I don't want to have my parents arranging a marriage for me in my thirties. At the same time, many Muslims insist that the Qur'an does not allow for Muslim men and women who are not related to each other to meet. As a young woman who has grown up in America, I'm not willingly going to consent to an "old world" arranged marriage like my mother had. At the same time, I know, as a Muslim and Pakistani, that I'm certainly not free to date, meet (and probably have sex with) men. So how do I marry if I don't intend on having an arranged marriage, yet I'm not ready to turn my back on cultural and religious standards against dating?

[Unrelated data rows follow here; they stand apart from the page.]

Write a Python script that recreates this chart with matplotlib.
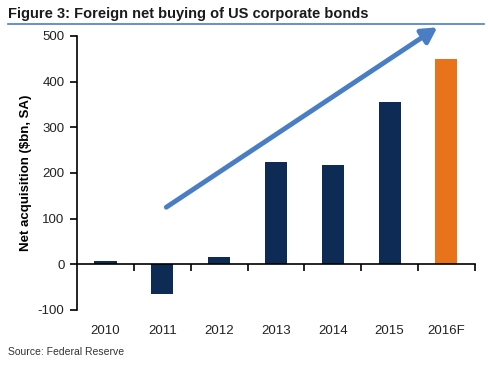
import matplotlib
matplotlib.use("Agg")
from matplotlib import pyplot as plt
from matplotlib import transforms

years = ['2010', '2011', '2012', '2013', '2014', '2015', '2016F']
values = [8, -66, 16, 225, 218, 355, 450]
colors = ['#0d2b55'] * 6 + ['#e8731a']
yticks = [-100, 0, 100, 200, 300, 400, 500]

plt.rcParams['font.family'] = ['Liberation Sans', 'DejaVu Sans']

fig = plt.figure(figsize=(4.88, 3.73), dpi=100)
ax = fig.add_axes([0.158, 0.169, 0.815, 0.7345])

x = list(range(len(years)))
ax.bar(x, values, width=0.39, color=colors, zorder=2)

ax.set_xlim(-0.5, len(years) - 0.5)
ax.set_ylim(-100, 500)
ax.set_yticks(yticks)
ax.set_yticklabels([str(t) for t in yticks], fontsize=9.5, color='#222222')

# x axis drawn at zero, ticks at category boundaries
ax.spines['bottom'].set_position(('data', 0))
ax.spines['top'].set_visible(False)
ax.spines['right'].set_visible(False)
ax.spines['left'].set_linewidth(1.2)
ax.spines['bottom'].set_linewidth(1.2)
ax.set_xticks([i + 0.5 for i in x])
ax.set_xticklabels([])
ax.tick_params(axis='x', direction='out', length=5, width=1.2)
ax.tick_params(axis='y', direction='out', length=5, width=1.2, pad=4)

trans = transforms.blended_transform_factory(ax.transData, ax.transAxes)
for i, lab in enumerate(years):
    ax.text(i, -0.075, lab, transform=trans, ha='center', va='center',
            fontsize=9.5, color='#222222')

ax.set_ylabel('Net acquisition ($bn, SA)', fontsize=9.5, fontweight='bold', labelpad=4)

# trend arrow
ax.annotate('', xy=(5.84, 519), xytext=(1.07, 125),
            arrowprops=dict(arrowstyle='-|>,head_length=0.9,head_width=0.5',
                            color='#4a7ec4', lw=3.5, shrinkA=0, shrinkB=0),
            annotation_clip=False, zorder=3)

fig.text(0.016, 0.962, 'Figure 3: Foreign net buying of US corporate bonds',
         fontsize=10.5, fontweight='bold', color='#1a1a1a', va='center')
fig.add_artist(plt.Line2D([0.016, 0.992], [0.936, 0.936], color='#4a7ec4',
                          lw=1.2, transform=fig.transFigure))
fig.text(0.016, 0.056, 'Source: Federal Reserve', fontsize=7.5,
         color='#333333', va='center')

plt.savefig('out.png', dpi=100)
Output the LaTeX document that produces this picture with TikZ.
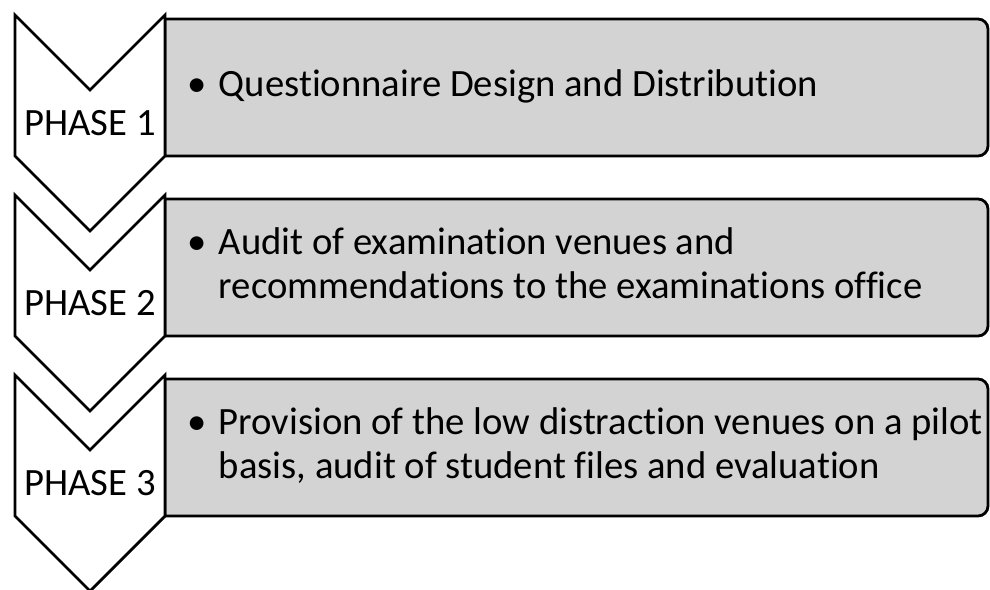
\documentclass[tikz,border=0pt]{standalone}
\usepackage{fontspec}
\setmainfont{Carlito}[Ligatures=NoCommon]
\definecolor{boxgray}{RGB}{211,211,211}
\begin{document}
\begin{tikzpicture}[x=0.02cm, y=0.02cm,
    chevron/.style={draw, line width=1.6pt, fill=white, line join=miter},
    stepbox/.style={draw, line width=1.6pt, fill=boxgray},
    phase/.style={inner sep=0pt, font=\fontsize{22}{26}\selectfont},
    item/.style={anchor=west, inner sep=0pt, font=\fontsize{22}{25.5}\selectfont}]
  \useasboundingbox (0,0) rectangle (990,-589);
  % boxes behind the chevrons
  \draw[stepbox] (165,-19) -- (978,-19) arc[start angle=90, end angle=0, radius=10]
    -- (988,-146) arc[start angle=0, end angle=-90, radius=10] -- (165,-156) -- cycle;
  \draw[stepbox] (165,-199) -- (978,-199) arc[start angle=90, end angle=0, radius=10]
    -- (988,-326) arc[start angle=0, end angle=-90, radius=10] -- (165,-336) -- cycle;
  \draw[stepbox] (165,-379) -- (978,-379) arc[start angle=90, end angle=0, radius=10]
    -- (988,-506) arc[start angle=0, end angle=-90, radius=10] -- (165,-516) -- cycle;

  % chevrons
  \draw[chevron] (15,-15) -- (90,-90) -- (165,-15) -- (165,-156) -- (90,-231) -- (15,-156) -- cycle;
  \draw[chevron] (15,-195) -- (90,-270) -- (165,-195) -- (165,-336) -- (90,-411) -- (15,-336) -- cycle;
  \draw[chevron] (15,-375) -- (90,-450) -- (165,-375) -- (165,-516) -- (90,-591) -- (15,-516) -- cycle;

  \node[phase] (p1) at (90,-123) {PHASE 1};
  \node[phase] (p2) at (90,-303) {PHASE 2};
  \node[phase] (p3) at (90,-483) {PHASE 3};

  \node[item] (t1) at (187,-87.5) {\begin{tabular}{@{}l@{\hspace{7pt}}l@{}}
    \textbullet & Questionnaire Design and Distribution\end{tabular}};
  \node[item] (t2) at (187,-267.5) {\begin{tabular}{@{}l@{\hspace{7pt}}l@{}}
    \textbullet & Audit of examination venues and\\
    & recommendations to the examinations office\end{tabular}};
  \node[item] (t3) at (187,-447.5) {\begin{tabular}{@{}l@{\hspace{7pt}}l@{}}
    \textbullet & Provision of the low distraction venues on a pilot\\
    & basis, audit of student files and evaluation\end{tabular}};
\end{tikzpicture}
\end{document}
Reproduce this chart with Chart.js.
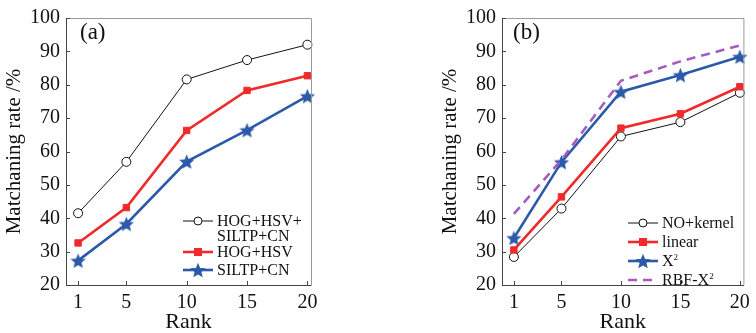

Early marriage is not the solution. One man wrote, in our E-mail discussion, that, "Most (but not all) of the sexual-urge hastened marriages that I've seen have broken up miserably in 1 to 3 years, or are mired in despair and miscommunication." Obviously that's not what we want. He said he was concerned for older Muslim women who were not meeting nice Muslim men because the communities are often segregated. One female friend of his "questions whether or not she has to 'be haram [unlawful] now in order to be halal [lawful] for the rest of my life."' He ends by saying, "I think we've reached a point where the Muslim youth of America have to establish communities that are separate from masjids [mosques; his point is that mosques will not allow men and women to meet because of Islamic guidelines] in order to foster effective and indigenous social services, promote intellectually free and challenging discourse, and create healthy and Islamic interaction between the sexes."

Some Muslims say that you can meet a member of the opposite sex within Islamic guidelines. You must only be sincere in your interest in marrying this person. You can't just shoot the breeze and hang out with them for the hell of it. As a result, first meetings are loaded with expectation. The man who began the discussion pointed out that we need to move away f om this idea of relationships between genders as only leading to marriage and allow men and women to meet accepting, in his words, "the possibility that things would not work out." One woman wrote of girls to whom she teaches sex education, who say that young Muslim men are justifying as Islamic all sorts of sexual escapades, especially engaging in premarital intimacy without intercourse, whereas these same men look down on women who engage in similar activities as unIslamic. She calls this "an abuse of our religion . . . a form of self-deception" concluding that the Prophet was open to all topics, including sexuality, and that we should try to be "creative and courageous" in these "challenging times."